## JOB
In the records that follow, show each line where the word "React" is present.

## DATA LISTING
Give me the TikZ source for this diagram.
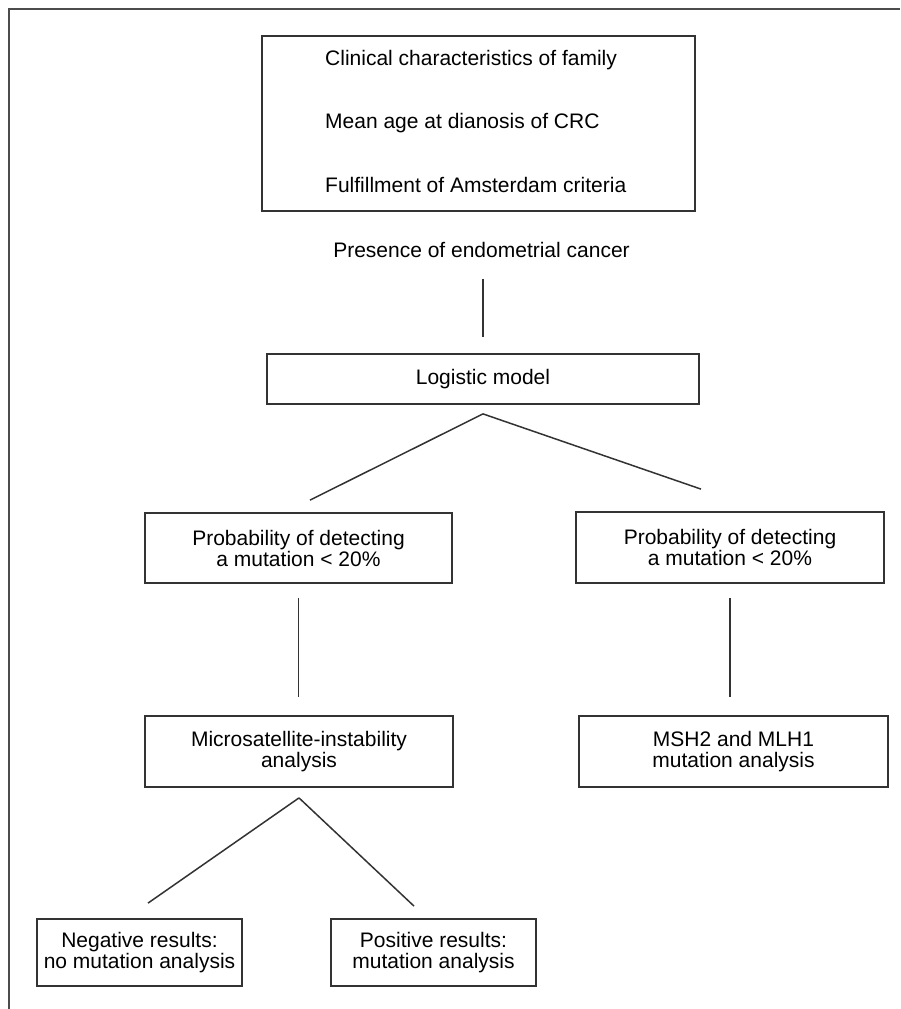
\documentclass[tikz,border=0pt]{standalone}
\usepackage{fontspec}
\setmainfont{Liberation Sans}
\begin{document}
\begin{tikzpicture}[x=1pt,y=-1pt,
  box/.style={draw=black!80, line width=1.8pt, inner sep=0pt, align=center, font=\fontsize{21}{21}\selectfont},
  txt/.style={inner sep=0pt, font=\fontsize{21}{21}\selectfont},
  conn/.style={draw=black!80, line width=1.5pt},
  frame/.style={draw=black!70, line width=2pt}]
\useasboundingbox (0,0) rectangle (900,1009);
\draw[frame] (900,9) -- (9,9) -- (9,1009);
% top box
\node[box, minimum width=433pt, minimum height=175pt] (top) at (478.5,123.5) {};
\node[txt, anchor=base west] (t1) at (325,65) {Clinical characteristics of family};
\node[txt, anchor=base west] (t2) at (325,128) {Mean age at dianosis of CRC};
\node[txt, anchor=base west] (t3) at (325,192) {Fulfillment of Amsterdam criteria};
\node[txt, anchor=base] (presence) at (481.5,257) {Presence of endometrial cancer};
% boxes
\node[box, minimum width=432pt, minimum height=50pt] (logistic) at (483,379) {Logistic model};
\node[box, minimum width=307pt, minimum height=70pt] (probL) at (298.5,548) {Probability of detecting\\a mutation < 20\%};
\node[box, minimum width=308pt, minimum height=71pt] (probR) at (730,547.5) {Probability of detecting\\a mutation < 20\%};
\node[box, minimum width=308pt, minimum height=71pt] (micro) at (299,751.5) {Microsatellite-instability\\analysis};
\node[box, minimum width=309pt, minimum height=71pt] (msh) at (733.5,751.5) {MSH2 and MLH1\\mutation analysis};
\node[box, minimum width=205pt, minimum height=67pt] (neg) at (139.5,952.5) {Negative results:\\no mutation analysis};
\node[box, minimum width=205pt, minimum height=67pt] (pos) at (433.5,952.5) {Positive results:\\mutation analysis};
% connectors
\draw[conn] ([yshift=-21.5pt]presence.south -| logistic.north) -- ([yshift=16pt]logistic.north);
\draw[conn] ([yshift=-9pt]logistic.south) -- ([xshift=11.5pt,yshift=12pt]probL.north);
\draw[conn] ([yshift=-9pt]logistic.south) -- ([xshift=-29pt,yshift=22pt]probR.north);
\draw[conn] ([yshift=-14pt]probL.south) -- ([yshift=18pt]probL.south |- micro.north);
\draw[conn] ([yshift=-14pt]probR.south) -- ([yshift=18pt]probR.south |- msh.north);
\draw[conn] ([yshift=-10pt]micro.south) -- ([xshift=8.5pt,yshift=15pt]neg.north);
\draw[conn] ([yshift=-10pt]micro.south) -- ([xshift=-19.5pt,yshift=12pt]pos.north);
\end{tikzpicture}
\end{document}
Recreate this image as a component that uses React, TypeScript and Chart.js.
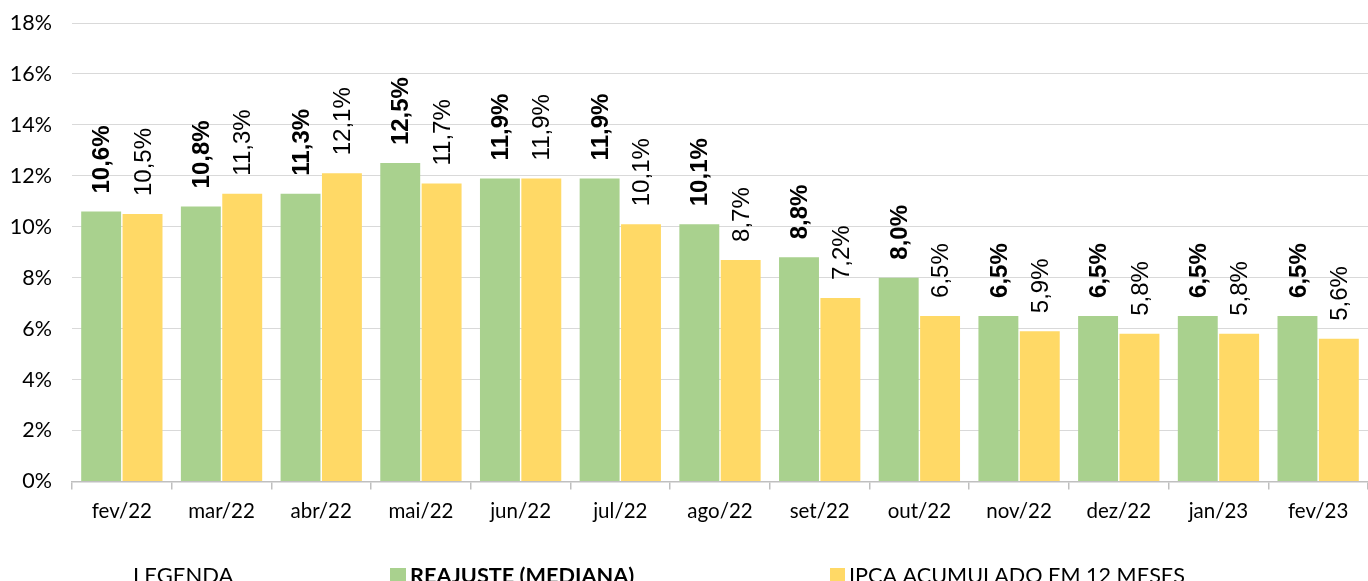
import React, { useEffect, useRef } from "react";
import { Chart, registerables } from "chart.js";

Chart.register(...registerables);

const categories = ["fev/22", "mar/22", "abr/22", "mai/22", "jun/22", "jul/22", "ago/22", "set/22", "out/22", "nov/22", "dez/22", "jan/23", "fev/23"];
const reajuste = [10.6, 10.8, 11.3, 12.5, 11.9, 11.9, 10.1, 8.8, 8.0, 6.5, 6.5, 6.5, 6.5];
const ipca = [10.5, 11.3, 12.1, 11.7, 11.9, 10.1, 8.7, 7.2, 6.5, 5.9, 5.8, 5.8, 5.6];
const legendTitle = "LEGENDA";
const seriesNames = ["REAJUSTE (MEDIANA)", "IPCA ACUMULADO EM 12 MESES"];
const GREEN = "#A9D18E";
const YELLOW = "#FFD966";

const fmt = (v: number) => v.toFixed(1).replace(".", ",") + "%";

const labelPlugin = {
  id: "barLabels",
  afterDatasetsDraw(chart: any) {
    const ctx = chart.ctx;
    chart.data.datasets.forEach((ds: any, di: number) => {
      const meta = chart.getDatasetMeta(di);
      meta.data.forEach((el: any, i: number) => {
        ctx.save();
        ctx.translate(el.x + 1.5, el.y - 18);
        ctx.rotate(-Math.PI / 2);
        ctx.font = (di === 0 ? "bold " : "") + "24px 'Liberation Sans', Arial, sans-serif";
        ctx.fillStyle = "#000";
        ctx.textAlign = "left";
        ctx.textBaseline = "middle";
        ctx.fillText(fmt(ds.data[i]), 0, 0);
        ctx.restore();
      });
    });
  },
};

const legendPlugin = {
  id: "bottomLegend",
  afterDraw(chart: any) {
    const ctx = chart.ctx;
    ctx.save();
    ctx.fillStyle = "#000";
    ctx.textBaseline = "alphabetic";
    ctx.textAlign = "left";
    ctx.font = "22px Lato, sans-serif";
    ctx.fillText(legendTitle, 133, 583);
    ctx.fillStyle = GREEN;
    ctx.fillRect(390, 568, 16, 16);
    ctx.fillStyle = "#000";
    ctx.font = "bold 21.7px Lato, sans-serif";
    ctx.fillText(seriesNames[0], 410, 583);
    ctx.fillStyle = YELLOW;
    ctx.fillRect(830, 568, 15, 16);
    ctx.fillStyle = "#000";
    ctx.font = "21.6px Lato, sans-serif";
    ctx.fillText(seriesNames[1], 849, 583);
    ctx.restore();
  },
};

export default function App() {
  const ref = useRef<HTMLCanvasElement>(null);
  useEffect(() => {
    const chart = new Chart(ref.current!, {
      type: "bar",
      data: {
        labels: categories,
        datasets: [
          { label: seriesNames[0], data: reajuste, backgroundColor: GREEN, categoryPercentage: 0.83, barPercentage: 0.965 },
          { label: seriesNames[1], data: ipca, backgroundColor: YELLOW, categoryPercentage: 0.83, barPercentage: 0.965 },
        ],
      },
      options: {
        animation: false,
        responsive: false,
        maintainAspectRatio: false,
        layout: { padding: { top: 23, left: 0, right: 0, bottom: 0 } },
        plugins: { legend: { display: false }, tooltip: { enabled: false } },
        scales: {
          x: {
            offset: true,
            grid: { offset: true, drawOnChartArea: false, drawTicks: true, tickLength: 8, color: "#bfbfbf", lineWidth: 1.5 },
            border: { display: true, color: "#bfbfbf", width: 1.5 },
            ticks: { color: "#000", font: { family: "Lato", size: 20.5 }, padding: 10, maxRotation: 0, autoSkip: false },
            afterFit: (s: any) => { s.height = 99.5; s.paddingLeft = 0; s.paddingRight = 0; },
          },
          y: {
            min: 0,
            max: 18,
            ticks: { stepSize: 2, color: "#000", font: { family: "Lato", size: 21.5 }, padding: 20, callback: (v: any) => v + "%" },
            grid: { color: "#d9d9d9", lineWidth: 1, drawTicks: false },
            border: { display: false },
            afterFit: (s: any) => { s.width = 72; s.paddingTop = 0; s.paddingBottom = 0; },
          },
        },
      },
      plugins: [labelPlugin, legendPlugin],
    });
    return () => chart.destroy();
  }, []);
  return (
    <div style={{ position: "fixed", left: 0, top: 0, width: 1368, height: 581, background: "#fff" }}>
      <canvas ref={ref} width={1368} height={581} style={{ width: 1368, height: 581 }} />
    </div>
  );
}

## OUTPUT OF THE EXERCISE
Recreate this image as a component that uses React, TypeScript and Chart.js.
import React, { useEffect, useRef } from "react";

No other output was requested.